Cette découverte historique est rendue possible grâce au travail de deux hommes : Jean Bauhin et Heinrich Schikhardt. Le premier, médecin et botaniste, met au jour le nom de la cité antique, tandis que le second, architecte de profession, entreprend les premières fouilles et publie la première description d’Epomanduodurum.
Le théâtre gallo-romain fait rapidement l’objet d’un traitement particulier. En effet, ce site est fouillé systématiquement de 1817 à 1820, par Frédéric Morel-Macler, architecte employé par Montbéliard. Inscrit dans la liste des monuments historiques par Prosper Mérimée, cette construction bénéficie d’une protection pour sauvegarder ses richesses.
Théâtre de Mandeure © Aérodyne
Au fil des recherches, le théâtre attise l’intérêt des érudits locaux qui, rassemblés dans la Société d’Émulation de Montbéliard, poursuivent et publient les travaux de Mérimée. Cette persévérance permet d’étudier avec minutie le théâtre antique de Mandeure, faisant de cet édifice l’un des rares établissements de ce type convenablement étudiés de l’époque. Il est même désigné comme un modèle exemplaire des théâtres de Gaule et de Germanie par Arcisse de Caumont, l’inventeur de l’archéologie monumentale française.

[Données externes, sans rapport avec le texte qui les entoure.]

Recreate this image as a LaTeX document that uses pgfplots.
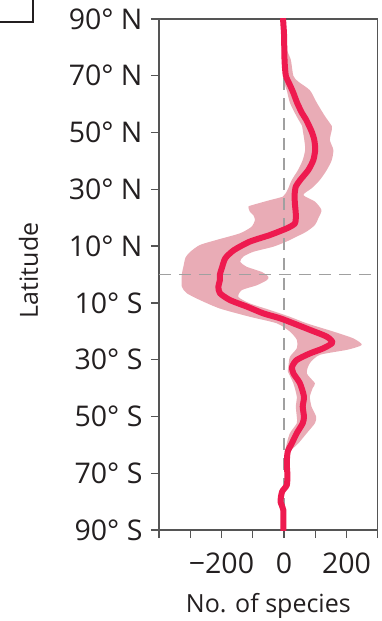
\documentclass[border=0pt]{standalone}
\usepackage{pgfplots}
\pgfplotsset{compat=1.18}
\usepackage{fontspec}
\setmainfont{Open Sans}
\definecolor{linec}{RGB}{238,26,79}
\definecolor{bandc}{RGB}{233,172,182}
\definecolor{axc}{RGB}{85,85,85}
\definecolor{txtc}{RGB}{35,31,32}
\definecolor{dashc}{RGB}{160,160,160}
\begin{document}
\begin{tikzpicture}
\begin{axis}[
  name=ax, at={(0,0)}, anchor=south west,
  scale only axis, width=218.7pt, height=511pt,
  xmin=-400, xmax=300, ymin=-90, ymax=90,
  axis line style={axc, line width=1.4pt},
  tick align=outside, xtick pos=bottom, ytick pos=left,
  major tick length=8pt,
  tick style={axc, line width=1.4pt},
  xtick={-400,-300,-200,-100,0,100,200,300},
  xticklabels={{},{},−200,{},0,{},200,{}},
  ytick={-90,-70,-50,-30,-10,10,30,50,70,90},
  yticklabels={90° S,70° S,50° S,30° S,10° S,10° N,30° N,50° N,70° N,90° N},
  ticklabel style={font=\fontsize{28.5}{31}\selectfont, text=txtc},
  yticklabel style={xshift=-5pt},
  xticklabel style={yshift=-11pt},
  xlabel={No. of species},
  ylabel={Latitude},
  label style={font=\fontsize{25}{28}\selectfont, text=txtc},
  xlabel style={at={(axis description cs:0.5,-0.1624)}, anchor=base},
  ylabel style={at={(axis description cs:-0.5533,0.508)}, anchor=base},
  clip=true,
]
% uncertainty band: lower edge top->bottom, then upper edge bottom->top
\addplot[fill=bandc, draw=none, smooth, tension=0.4] coordinates {
(-10,90) (-8,80) (-4,75) (-1,70) (5,66) (9,64.9) (19,60.5) (40,55.8) (58,52.3) (60,50.9)
(65,47.4) (68,44) (60,40.3) (45,36.8) (25,33.3) (14,30.4) (5,28.5) (-4,27.4) (-45,26.2)
(-100,24.5) (-114,23.9) (-109,22.1) (-98,20.9) (-93,19.2) (-104,16.8) (-141,14.5)
(-215,12.2) (-269,10.4) (-300,8) (-315,6) (-322,2.7) (-327,0) (-327,-4.3) (-311,-6.6)
(-269,-9) (-205,-12) (-109,-14.9) (-23,-17.2) (19,-20.1) (41,-23) (41,-26) (19,-29)
(14,-32.5) (12,-34) (30,-38.3) (41,-43) (38,-46.5) (41,-50.1) (41,-52.4) (19,-55.9)
(9,-59.5) (4,-62.4) (2,-66) (4,-70) (2,-74) (-13,-76.5) (-18,-80) (-9,-83) (-9,-90)
(5,-90) (5,-83) (-4,-80) (1,-76.5) (16,-74.2) (18,-70.6) (16,-66.5) (20,-62.4) (46,-59.5)
(73,-55.9) (99,-52.4) (103,-50.1) (88,-46.5) (83,-43) (92,-40) (99,-38.3) (73,-34.8)
(83,-31.2) (115,-28.3) (203,-26.5) (249,-24.8) (222,-22.5) (158,-20.1) (73,-17.2)
(19,-14.9) (-45,-12.5) (-109,-10.2) (-146,-7.9) (-135,-5.5) (-87,-3.8) (-55,-2)
(-50,-0.8) (-71,0.9) (-119,2.7) (-140,4.5) (-130,6.3) (-98,8) (-34,9.8) (8,11.6)
(40,13.3) (72,15.1) (99,17.4) (110,19.8) (120,22.7) (99,25.7) (62,28) (89,30.4)
(115,33.3) (137,36.8) (153,40.3) (158,43.9) (147,47.4) (153,50.9) (153,52.3) (131,55.8)
(105,60.5) (83,64.9) (45,68) (30,70) (22,75.6) (8,80) (5,90)
};
% reference lines
\addplot[dashc, line width=1.3pt, dash pattern=on 12pt off 8pt] coordinates {(0,-90) (0,90)};
\addplot[dashc, line width=1.3pt, dash pattern=on 12pt off 8pt] coordinates {(-400,0) (300,0)};
% mean
\addplot[linec, line width=6pt, line join=round, line cap=round, smooth, tension=0.4] coordinates {
(-3,90) (0,85) (1,80) (2,75) (6,70) (18,67) (30,64) (42,60.5) (57,57) (70,54.7) (82,52)
(90,50) (97,47.4) (100,44) (94,40.3) (78,36.8) (52,33.3) (38,31) (34,28) (35,25) (38,21)
(35,18) (10,16.3) (-45,13.9) (-109,11.6) (-160,8.6) (-188,5.7) (-199,2.2) (-205,0)
(-205,-2) (-210,-4.3) (-205,-6.6) (-173,-9) (-119,-11.3) (-66,-13.7) (-13,-15.4)
(30,-17.2) (83,-19.5) (137,-21.9) (155,-24) (126,-26) (83,-27.8) (41,-30.1) (26,-32.5)
(30,-34.8) (51,-38.3) (64,-43) (60,-46.5) (64,-50.1) (60,-52.4) (41,-55.9) (25,-59.5)
(12,-62.4) (9,-66.5) (11,-70.6) (9,-74.2) (-6,-76.5) (-11,-80) (-2,-83) (-2,-90)
};
\end{axis}
\pgfresetboundingbox
\useasboundingbox (-159pt,-91pt) rectangle (223pt,530pt);
\draw[line width=1.4pt, txtc] (-175pt,508pt) rectangle (-126pt,550pt);
\end{tikzpicture}
\end{document}
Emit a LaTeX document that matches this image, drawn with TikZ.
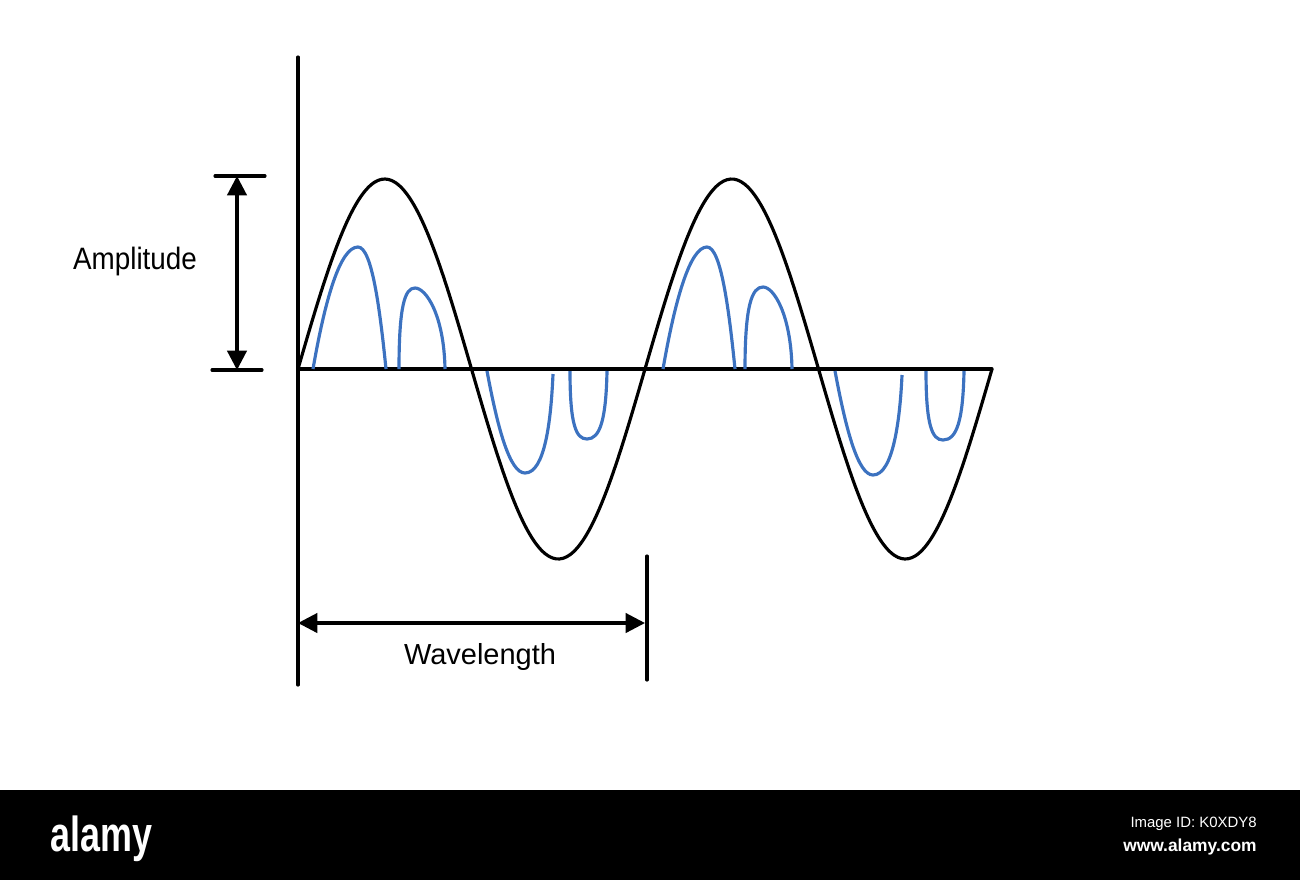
\documentclass[tikz,border=0pt]{standalone}
\usepackage{fontspec}
\setmainfont{Liberation Sans}
\usepackage{tkz-euclide}
\usetikzlibrary{arrows.meta,calc}
\definecolor{WaveClr}{RGB}{60,114,192}
\definecolor{BarClr}{RGB}{0,0,0}

\begin{document}
\begin{tikzpicture}[x=0.02cm,y=-0.02cm,
  axisline/.style={black,line width=1.8pt},
  dimarrow/.style={black,line width=1.8pt,{Triangle[length=11pt,width=11pt]}-{Triangle[length=11pt,width=11pt]}},
  ripple/.style={WaveClr,line width=1.8pt},
  lbl/.style={inner sep=0pt,font=\fontsize{16.5}{18}\selectfont}]
\useasboundingbox (0,0) rectangle (1300,880);
\tkzSetUpLine[line width=1.8pt,color=black]

\tkzDefPoints{298/57/Top,298/685/Bot,298/369/O,992/369/E,
  237/176/Ah,237/370/Al,215/176/Ta,265/176/Tb,212/370/Ba,262/370/Bb,
  298/623/Wl,645/623/Wr,647/556/Ra,647/680/Rb}

% axes and ticks
\tkzDrawSegments[axisline](Top,Bot O,E Ta,Tb Ba,Bb Ra,Rb)

% main wave (period 347)
\draw[axisline] plot[domain=298:992,samples=200,smooth]
  (\x,{369-190*sin(1.037464*(\x-298))});

% blue ripples, first wavelength
\draw[ripple] (313,369) .. controls (325,300) and (340,247) .. (358,247)
  .. controls (372,247) and (380,310) .. (386,369);
\draw[ripple] (399,369) .. controls (399,305) and (405,288) .. (415,288)
  .. controls (426,288) and (444,315) .. (445,369);
\draw[ripple] (487,371) .. controls (498,430) and (510,473) .. (525,473)
  .. controls (545,473) and (551,420) .. (553,374);
\draw[ripple] (570,371) .. controls (570,425) and (576,439) .. (587,439)
  .. controls (600,439) and (606,420) .. (607,371);

% blue ripples, second wavelength
\draw[ripple] (663,369) .. controls (675,300) and (690,247) .. (707,247)
  .. controls (721,247) and (729,310) .. (735,369);
\draw[ripple] (745,369) .. controls (745,305) and (752,287) .. (763,287)
  .. controls (774,287) and (791,315) .. (792,369);
\draw[ripple] (835,371) .. controls (846,430) and (858,475) .. (873,475)
  .. controls (893,475) and (900,420) .. (902,375);
\draw[ripple] (926,371) .. controls (926,425) and (932,440) .. (943,440)
  .. controls (957,440) and (963,420) .. (964,371);

% dimension arrows
\tkzDrawSegment[dimarrow](Al,Ah)
\tkzDrawSegment[dimarrow](Wl,Wr)

\node[lbl,anchor=base,xscale=.9,font=\fontsize{17.6}{19}\selectfont] (amp) at (135,269) {Amplitude};
\node[lbl,anchor=base] (wav) at (480,664) {Wavelength};

% footer bar
\fill[BarClr] (0,790) rectangle (1300,880);
\node[anchor=base west,inner sep=0pt,text=white,xscale=.73,
  font=\bfseries\fontsize{28}{30}\selectfont] (logo) at (50,851) {alamy};
\node[anchor=base east,inner sep=0pt,text=white,
  font=\fontsize{8.5}{10}\selectfont] (imgid) at (1257,827) {Image ID: K0XDY8};
\node[anchor=base east,inner sep=0pt,text=white,
  font=\bfseries\fontsize{9.9}{11}\selectfont] (site) at (1257,851) {www.alamy.com};

\end{tikzpicture}
\end{document}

Les fouilles du site antique se poursuivent au fil des siècles prenant, parfois, des formes surprenantes. Aussi, au cours du XXe siècle, Paul Parrot, professeur au lycée technique de Montbéliard, profite des retenues de ses élèves pour les emmener sur le site de fouilles. Bien que le lieu ait été dégradé par une fouille radicale, menée à l’aide de pelles mécaniques, les élèves sortent de terre plusieurs vestiges.
Le théâtre antique de Mandeure, site historique de premier plan, exalte les historiens, archéologues et érudits locaux comme nationaux, tous éblouis par sa monumentalité. Pour tout comprendre de l’édifice et de son histoire, les chercheurs s’ingénient à reconstituer ses structures disparues.

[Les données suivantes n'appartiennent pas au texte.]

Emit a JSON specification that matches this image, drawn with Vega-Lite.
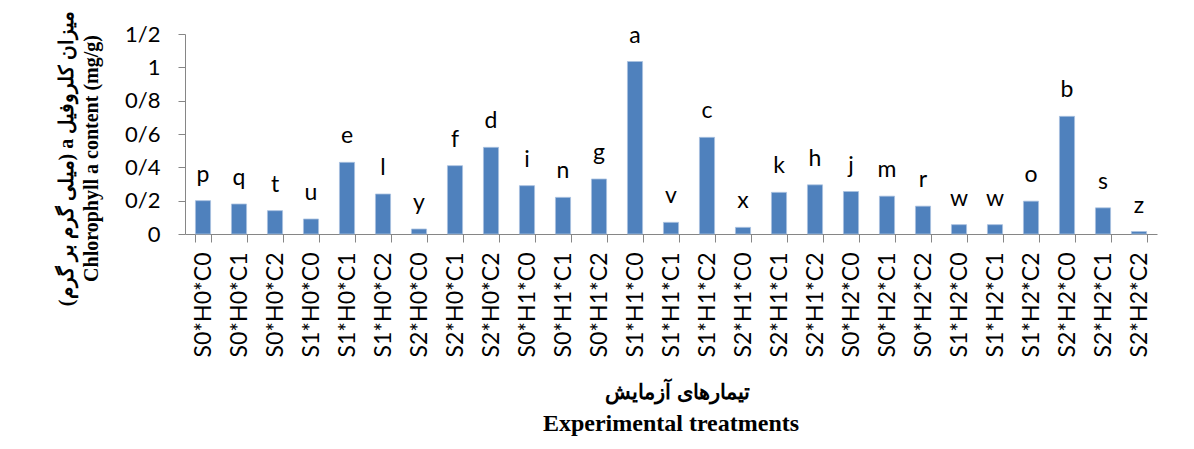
{
  "$schema": "https://vega.github.io/schema/vega-lite/v6.json",
  "autosize": "none",
  "width": 972,
  "height": 200,
  "padding": {"left": 185, "top": 34, "right": 37, "bottom": 215},
  "background": "white",
  "config": {"view": {"stroke": null}},
  "title": {
    "text": "Experimental treatments",
    "orient": "bottom",
    "anchor": "middle",
    "font": "Liberation Serif",
    "fontSize": 24,
    "fontWeight": "bold",
    "color": "black",
    "offset": 10
  },
  "data": {
    "values": [
      {"treatment": "S0*H0*C0", "value": 0.2, "group": "p"},
      {"treatment": "S0*H0*C1", "value": 0.18, "group": "q"},
      {"treatment": "S0*H0*C2", "value": 0.14, "group": "t"},
      {"treatment": "S1*H0*C0", "value": 0.09, "group": "u"},
      {"treatment": "S1*H0*C1", "value": 0.43, "group": "e"},
      {"treatment": "S1*H0*C2", "value": 0.24, "group": "l"},
      {"treatment": "S2*H0*C0", "value": 0.03, "group": "y"},
      {"treatment": "S2*H0*C1", "value": 0.41, "group": "f"},
      {"treatment": "S2*H0*C2", "value": 0.52, "group": "d"},
      {"treatment": "S0*H1*C0", "value": 0.29, "group": "i"},
      {"treatment": "S0*H1*C1", "value": 0.22, "group": "n"},
      {"treatment": "S0*H1*C2", "value": 0.33, "group": "g"},
      {"treatment": "S1*H1*C0", "value": 1.035, "group": "a"},
      {"treatment": "S1*H1*C1", "value": 0.07, "group": "v"},
      {"treatment": "S1*H1*C2", "value": 0.58, "group": "c"},
      {"treatment": "S2*H1*C0", "value": 0.04, "group": "x"},
      {"treatment": "S2*H1*C1", "value": 0.25, "group": "k"},
      {"treatment": "S2*H1*C2", "value": 0.295, "group": "h"},
      {"treatment": "S0*H2*C0", "value": 0.255, "group": "j"},
      {"treatment": "S0*H2*C1", "value": 0.227, "group": "m"},
      {"treatment": "S0*H2*C2", "value": 0.167, "group": "r"},
      {"treatment": "S1*H2*C0", "value": 0.056, "group": "w"},
      {"treatment": "S1*H2*C1", "value": 0.056, "group": "w"},
      {"treatment": "S1*H2*C2", "value": 0.197, "group": "o"},
      {"treatment": "S2*H2*C0", "value": 0.706, "group": "b"},
      {"treatment": "S2*H2*C1", "value": 0.157, "group": "s"},
      {"treatment": "S2*H2*C2", "value": 0.015, "group": "z"}
    ]
  },
  "encoding": {
    "x": {
      "field": "treatment",
      "type": "nominal",
      "sort": null,
      "scale": {"paddingInner": 0.58, "paddingOuter": 0.29},
      "axis": {
        "title": "تیمارهای آزمایش",
        "titleFont": "Liberation Serif",
        "titleFontSize": 21,
        "titleFontWeight": "bold",
        "titleColor": "black",
        "titleBaseline": "middle",
        "titleX": 492,
        "titleY": 158,
        "labelAngle": -90,
        "labelFont": "Lato",
        "labelFontSize": 23,
        "labelColor": "black",
        "labelPadding": 10,
        "labelAlign": "right",
        "labelBaseline": "middle",
        "tickBand": "extent",
        "tickSize": 8,
        "tickColor": "#868686",
        "domainColor": "#868686",
        "grid": false
      }
    },
    "y": {
      "field": "value",
      "type": "quantitative",
      "scale": {"domain": [0, 1.2], "nice": false},
      "axis": {
        "values": [0, 0.2, 0.4, 0.6, 0.8, 1, 1.2],
        "labelExpr": "replace(format(datum.value, '.1~f'), '.', '/')",
        "title": ["\u202Bمیزان کلروفیل a (میلی گرم بر گرم)\u202C", "Chlorophyll a content (mg/g)"],
        "titleFont": "Liberation Serif",
        "titleFontSize": 20,
        "titleFontWeight": "bold",
        "titleColor": "black",
        "titleLineHeight": 25,
        "titleBaseline": "middle",
        "titleAlign": "center",
        "titleAngle": -90,
        "titleX": -119,
        "titleY": 124,
        "labelFont": "Lato",
        "labelFontSize": 22,
        "labelColor": "black",
        "labelPadding": 18,
        "tickSize": 7,
        "tickColor": "#868686",
        "domainColor": "#868686",
        "grid": false
      }
    }
  },
  "layer": [
    {
      "mark": {"type": "bar", "color": "#4F81BD", "stroke": "#A9C1E0", "strokeWidth": 0.8}
    },
    {
      "mark": {"type": "text", "font": "Lato", "fontSize": 23, "color": "black", "baseline": "alphabetic", "dy": -19},
      "encoding": {"text": {"field": "group"}}
    }
  ]
}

Une partie des vestiges exhumés sont, aujourd'hui, conservés et exposés au musée du château des ducs de Wurtemberg.
Artefacts découverts au théâtre de Mandeure exposés au musée du château des ducs de Wurtemberg à Montbéliard © Jack Varlet
Pierre Mougin, 40 ans de découvertes
Embauché comme archéologue de collectivité par les villes de Mandeure et Mathay, Pierre Mougin veille depuis 40 ans sur le colosse de pierres. Dès ses plus jeunes années, il se passionne pour les vestiges historiques. Il adhère, vers l’âge de 10 ans, au club d’archéologie de Maîche, sa ville natale du Doubs. Fasciné, il rejoint la faculté d’archéologie de Besançon.

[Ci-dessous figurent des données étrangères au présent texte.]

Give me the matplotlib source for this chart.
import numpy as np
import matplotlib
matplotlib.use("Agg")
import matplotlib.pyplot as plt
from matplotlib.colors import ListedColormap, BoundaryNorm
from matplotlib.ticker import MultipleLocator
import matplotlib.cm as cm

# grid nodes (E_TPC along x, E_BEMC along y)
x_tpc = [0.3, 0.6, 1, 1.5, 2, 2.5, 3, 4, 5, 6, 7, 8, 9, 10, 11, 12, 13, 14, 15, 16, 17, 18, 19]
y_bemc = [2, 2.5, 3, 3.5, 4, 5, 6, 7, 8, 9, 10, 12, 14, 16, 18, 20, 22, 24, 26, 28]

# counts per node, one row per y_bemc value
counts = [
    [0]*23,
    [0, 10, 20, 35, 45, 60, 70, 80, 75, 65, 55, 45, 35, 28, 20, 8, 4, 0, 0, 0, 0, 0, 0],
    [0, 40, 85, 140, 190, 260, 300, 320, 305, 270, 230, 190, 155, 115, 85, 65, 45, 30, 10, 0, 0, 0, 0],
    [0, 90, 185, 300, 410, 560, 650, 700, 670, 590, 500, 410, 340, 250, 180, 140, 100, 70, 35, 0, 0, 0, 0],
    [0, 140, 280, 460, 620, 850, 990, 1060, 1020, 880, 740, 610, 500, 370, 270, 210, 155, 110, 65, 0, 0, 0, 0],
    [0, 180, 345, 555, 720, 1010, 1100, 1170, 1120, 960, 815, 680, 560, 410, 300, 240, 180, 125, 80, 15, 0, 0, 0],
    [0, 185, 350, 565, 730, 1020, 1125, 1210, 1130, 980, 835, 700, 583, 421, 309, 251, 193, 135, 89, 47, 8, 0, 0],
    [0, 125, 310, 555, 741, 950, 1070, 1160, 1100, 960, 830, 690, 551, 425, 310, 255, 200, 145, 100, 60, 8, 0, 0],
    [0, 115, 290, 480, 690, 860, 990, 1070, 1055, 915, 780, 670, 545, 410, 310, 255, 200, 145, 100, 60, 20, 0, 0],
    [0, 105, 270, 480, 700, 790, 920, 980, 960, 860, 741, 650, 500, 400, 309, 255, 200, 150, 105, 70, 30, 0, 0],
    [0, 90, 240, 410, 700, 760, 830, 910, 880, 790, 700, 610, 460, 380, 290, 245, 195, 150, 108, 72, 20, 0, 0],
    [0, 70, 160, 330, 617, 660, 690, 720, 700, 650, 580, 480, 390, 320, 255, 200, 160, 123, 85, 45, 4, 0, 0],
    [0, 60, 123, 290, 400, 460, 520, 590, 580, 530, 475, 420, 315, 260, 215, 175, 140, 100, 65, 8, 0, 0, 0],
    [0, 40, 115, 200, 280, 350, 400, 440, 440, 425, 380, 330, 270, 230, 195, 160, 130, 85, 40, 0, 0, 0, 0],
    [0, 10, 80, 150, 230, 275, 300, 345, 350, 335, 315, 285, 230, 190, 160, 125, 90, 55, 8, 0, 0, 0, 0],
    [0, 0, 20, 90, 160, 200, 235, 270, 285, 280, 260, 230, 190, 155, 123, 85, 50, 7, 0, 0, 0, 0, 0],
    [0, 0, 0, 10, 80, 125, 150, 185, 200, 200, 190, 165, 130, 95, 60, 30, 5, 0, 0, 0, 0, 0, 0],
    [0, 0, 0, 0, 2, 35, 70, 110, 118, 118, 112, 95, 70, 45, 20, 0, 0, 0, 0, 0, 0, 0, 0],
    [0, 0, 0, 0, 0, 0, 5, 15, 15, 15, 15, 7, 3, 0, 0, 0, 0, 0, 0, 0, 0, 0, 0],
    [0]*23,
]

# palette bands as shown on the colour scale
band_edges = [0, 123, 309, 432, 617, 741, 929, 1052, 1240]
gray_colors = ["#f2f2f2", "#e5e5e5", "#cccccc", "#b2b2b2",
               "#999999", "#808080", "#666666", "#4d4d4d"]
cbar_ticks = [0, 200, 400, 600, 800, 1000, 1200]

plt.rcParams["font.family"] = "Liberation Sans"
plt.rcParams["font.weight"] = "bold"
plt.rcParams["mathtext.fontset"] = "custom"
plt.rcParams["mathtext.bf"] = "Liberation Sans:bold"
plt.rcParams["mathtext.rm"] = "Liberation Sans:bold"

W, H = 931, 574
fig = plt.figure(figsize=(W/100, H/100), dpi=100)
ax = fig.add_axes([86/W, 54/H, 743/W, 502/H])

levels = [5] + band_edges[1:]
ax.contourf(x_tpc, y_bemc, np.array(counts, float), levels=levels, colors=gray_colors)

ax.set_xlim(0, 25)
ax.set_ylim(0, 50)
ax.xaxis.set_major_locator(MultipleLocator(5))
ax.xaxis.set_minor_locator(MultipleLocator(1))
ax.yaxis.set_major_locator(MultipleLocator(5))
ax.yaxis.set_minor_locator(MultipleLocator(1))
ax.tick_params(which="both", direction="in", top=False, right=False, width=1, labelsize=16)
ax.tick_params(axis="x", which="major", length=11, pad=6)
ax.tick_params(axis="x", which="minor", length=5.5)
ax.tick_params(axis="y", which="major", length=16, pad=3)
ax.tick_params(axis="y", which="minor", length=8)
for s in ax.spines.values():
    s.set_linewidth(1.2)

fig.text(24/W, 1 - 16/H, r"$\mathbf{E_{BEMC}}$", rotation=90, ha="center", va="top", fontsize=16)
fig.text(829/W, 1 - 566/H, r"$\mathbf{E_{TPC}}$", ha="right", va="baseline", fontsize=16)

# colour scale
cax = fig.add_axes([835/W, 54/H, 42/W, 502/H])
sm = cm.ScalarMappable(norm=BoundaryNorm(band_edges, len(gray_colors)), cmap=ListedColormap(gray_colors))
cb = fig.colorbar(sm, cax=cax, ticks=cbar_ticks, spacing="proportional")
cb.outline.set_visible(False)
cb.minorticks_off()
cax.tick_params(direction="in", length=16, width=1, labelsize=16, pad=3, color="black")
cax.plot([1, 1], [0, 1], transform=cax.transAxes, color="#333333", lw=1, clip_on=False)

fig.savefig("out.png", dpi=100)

Peu enclin à regagner les troupes de soldats, il réalise son service militaire en Comté, comme archéologue rattaché au service régional d’architecture. C’est dans les années 1980 qu’il foule, pour la première fois, ce lieu qu’il considère comme sa deuxième maison : le théâtre antique de Mandeure.
Menant d’abord des fouilles préventives dans le cadre de travaux d’utilité publique, Pierre Mougin tombe sous le charme du théâtre et du sanctuaire romains. Depuis, cet amoureux d’histoire antique remonte le temps dans ces vestiges millénaires pour mettre au jour le fonctionnement de la cité gallo-romaine et de ses trésors. Une conception vivante de la recherche, qui fait renaître de ses ruines la grande Epomanduodurum endormie.
C'est lors d'une de ses campagnes que de fouilles qu'est découvert, en 2018, un dernier mur rajoutant 7 mètres au rayon du théâtre. Il devient ainsi le plus grand théâtre antique des Gaules et des Germanies, devant le théâtre antique d'Autun.